● **REQUIRED WORK**
A precise retyping is required of every line from the one containing "Recreate this image as a Python script that uses matplotlib." down to the one containing "plt.rcParams['font.family'] = ['Noto", both included, and of no other line.

● **STORED DATA**
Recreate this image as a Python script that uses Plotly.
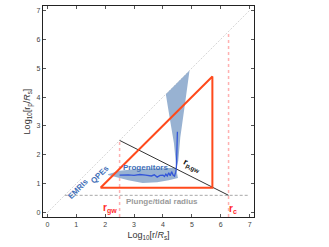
---
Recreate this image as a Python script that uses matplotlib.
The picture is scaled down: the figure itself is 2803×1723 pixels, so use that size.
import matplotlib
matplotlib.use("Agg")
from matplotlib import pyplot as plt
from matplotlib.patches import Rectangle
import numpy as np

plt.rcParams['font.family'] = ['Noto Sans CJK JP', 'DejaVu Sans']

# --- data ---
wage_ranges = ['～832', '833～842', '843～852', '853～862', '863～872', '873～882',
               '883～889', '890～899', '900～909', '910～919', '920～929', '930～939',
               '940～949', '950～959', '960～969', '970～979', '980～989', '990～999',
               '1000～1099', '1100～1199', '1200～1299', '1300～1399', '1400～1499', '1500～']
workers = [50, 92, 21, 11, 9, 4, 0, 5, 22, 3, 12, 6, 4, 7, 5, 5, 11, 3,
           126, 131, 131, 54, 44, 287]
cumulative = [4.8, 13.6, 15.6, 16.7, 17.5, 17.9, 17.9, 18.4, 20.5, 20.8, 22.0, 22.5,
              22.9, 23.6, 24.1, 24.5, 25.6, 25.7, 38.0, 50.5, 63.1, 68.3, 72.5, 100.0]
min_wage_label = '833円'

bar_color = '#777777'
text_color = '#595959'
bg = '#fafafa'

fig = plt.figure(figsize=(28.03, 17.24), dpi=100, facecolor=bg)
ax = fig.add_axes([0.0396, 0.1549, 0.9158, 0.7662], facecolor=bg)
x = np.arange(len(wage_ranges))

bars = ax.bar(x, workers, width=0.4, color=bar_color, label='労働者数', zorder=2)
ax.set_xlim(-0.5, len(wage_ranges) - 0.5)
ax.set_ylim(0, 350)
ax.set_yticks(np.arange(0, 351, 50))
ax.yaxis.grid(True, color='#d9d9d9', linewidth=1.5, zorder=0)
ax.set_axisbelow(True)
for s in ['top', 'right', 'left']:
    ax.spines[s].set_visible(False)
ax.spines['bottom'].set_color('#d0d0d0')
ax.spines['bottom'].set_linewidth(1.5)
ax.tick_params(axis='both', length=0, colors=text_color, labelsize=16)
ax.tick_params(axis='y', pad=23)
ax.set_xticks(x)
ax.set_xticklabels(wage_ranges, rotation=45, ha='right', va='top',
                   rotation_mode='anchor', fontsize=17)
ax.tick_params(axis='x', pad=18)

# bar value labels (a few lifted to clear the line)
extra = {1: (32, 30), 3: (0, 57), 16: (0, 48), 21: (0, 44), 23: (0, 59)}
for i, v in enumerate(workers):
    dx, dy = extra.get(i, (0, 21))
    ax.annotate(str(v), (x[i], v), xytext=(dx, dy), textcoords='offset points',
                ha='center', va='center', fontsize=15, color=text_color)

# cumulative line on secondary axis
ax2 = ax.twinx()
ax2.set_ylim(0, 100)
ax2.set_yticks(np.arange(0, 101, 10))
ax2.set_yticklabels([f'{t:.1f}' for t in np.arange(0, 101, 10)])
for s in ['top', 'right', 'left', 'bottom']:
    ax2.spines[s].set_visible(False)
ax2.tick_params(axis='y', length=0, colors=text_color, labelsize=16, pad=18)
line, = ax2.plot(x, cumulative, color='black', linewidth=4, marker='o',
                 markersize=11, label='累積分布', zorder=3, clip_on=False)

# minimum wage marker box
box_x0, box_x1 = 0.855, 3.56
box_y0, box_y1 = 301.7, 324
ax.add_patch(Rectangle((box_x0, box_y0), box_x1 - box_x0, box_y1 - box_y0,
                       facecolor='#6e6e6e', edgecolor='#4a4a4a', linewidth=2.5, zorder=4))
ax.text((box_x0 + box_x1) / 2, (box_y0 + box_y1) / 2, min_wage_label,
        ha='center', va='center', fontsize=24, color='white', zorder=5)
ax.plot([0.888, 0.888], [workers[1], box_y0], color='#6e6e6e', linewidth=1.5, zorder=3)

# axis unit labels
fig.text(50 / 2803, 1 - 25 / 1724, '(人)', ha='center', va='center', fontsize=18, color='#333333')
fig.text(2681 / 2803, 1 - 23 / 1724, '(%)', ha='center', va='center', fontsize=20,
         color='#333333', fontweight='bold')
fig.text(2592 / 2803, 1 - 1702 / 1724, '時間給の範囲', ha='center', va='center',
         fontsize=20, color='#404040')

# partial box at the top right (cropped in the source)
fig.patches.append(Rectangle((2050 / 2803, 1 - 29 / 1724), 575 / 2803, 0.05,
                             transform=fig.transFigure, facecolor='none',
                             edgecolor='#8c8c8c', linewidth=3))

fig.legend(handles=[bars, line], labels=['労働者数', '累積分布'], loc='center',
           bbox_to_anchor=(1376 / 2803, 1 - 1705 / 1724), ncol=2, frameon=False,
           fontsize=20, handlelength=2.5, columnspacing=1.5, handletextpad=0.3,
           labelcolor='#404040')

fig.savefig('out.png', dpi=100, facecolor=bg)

● **PROBLEM SOLUTION**
Recreate this image as a Python script that uses matplotlib.
The picture is scaled down: the figure itself is 2803×1723 pixels, so use that size.
import matplotlib
matplotlib.use("Agg")
from matplotlib import pyplot as plt
from matplotlib.patches import Rectangle
import numpy as np

plt.rcParams['font.family'] = ['Noto Sans CJK JP', 'DejaVu Sans']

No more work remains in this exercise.